Serbia ‘Should Resolve Djindjic Murder to Join EU’

Four MEPs have said that Serbia should uncover the political links behind the 2003 assassination of Prime Minister Zoran Djindjic as a precondition for EU membership.

Bojana Barlovac
BIRN
Belgrade

“We strongly believe that the rule of law in Serbia will not be established until the political background of the assassination of Prime Minister Zoran Djindjic is fully and comprehensively explored,” said a letter sent to the European Commission by MEPs Jelko Kacin, Arnaud Danjean, Maria Eleni Koppa and Marije Cornelissen.

The four European parliamentarians said that uncovering the full details about Djindjic’s killing should be included as a precondition in Chapter 23 of the body of EU legislation that Serbia has to comply with before accession – the chapter dealing with the rule of law.

Djindjic, who played a pivotal role in the arrest and extradition of former leader Milosevic to The Hague to face war crimes charges, was killed in front of the government building in Belgrade in March 2003.

Milorad Ulemek, alias Legija, the former commander of the interior ministry’s Special Operations Unit, was found guilty of organising the group that conspired to kill him. However, the political background to the killing remains unclear.

The MEPs also said they believed that solving the murders of journalists’ during Milosevic’s rule in the 1990s should also be included in the same chapter.

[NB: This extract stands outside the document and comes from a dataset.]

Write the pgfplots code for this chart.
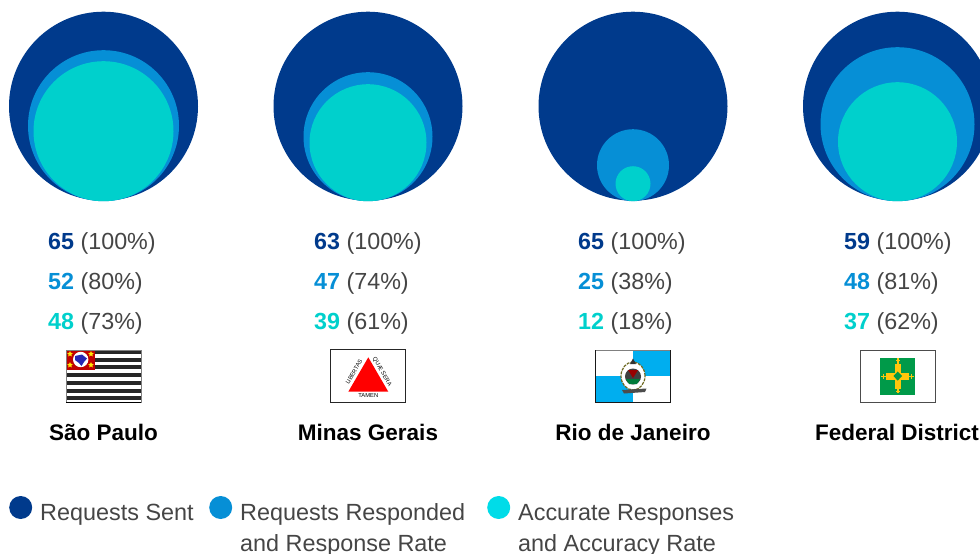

The four lawmakers said that the EU’s negotiations with Serbia were of historical importance and because of that, the establishment of genuine rule of law is important for the entire region which continues to suffer the consequences of the 1990s conflicts.

One of the four, Kacin, is the European parliament’s rapporteur for Serbia.

Their letter was sent after Serbia on Tuesday held its first intergovernmental conference with the EU that officially marked the beginning of accession talks.

Before it can join the EU, Serbia has to close 35 chapters covering all aspects of government and economic activity as well as the sensitive issue of Kosovo.

Only once all 35 chapters are closed can a membership treaty be signed by Serbia and EU member states. Serbia will become an EU member state once the treaty is ratified by all the parliaments of the member states.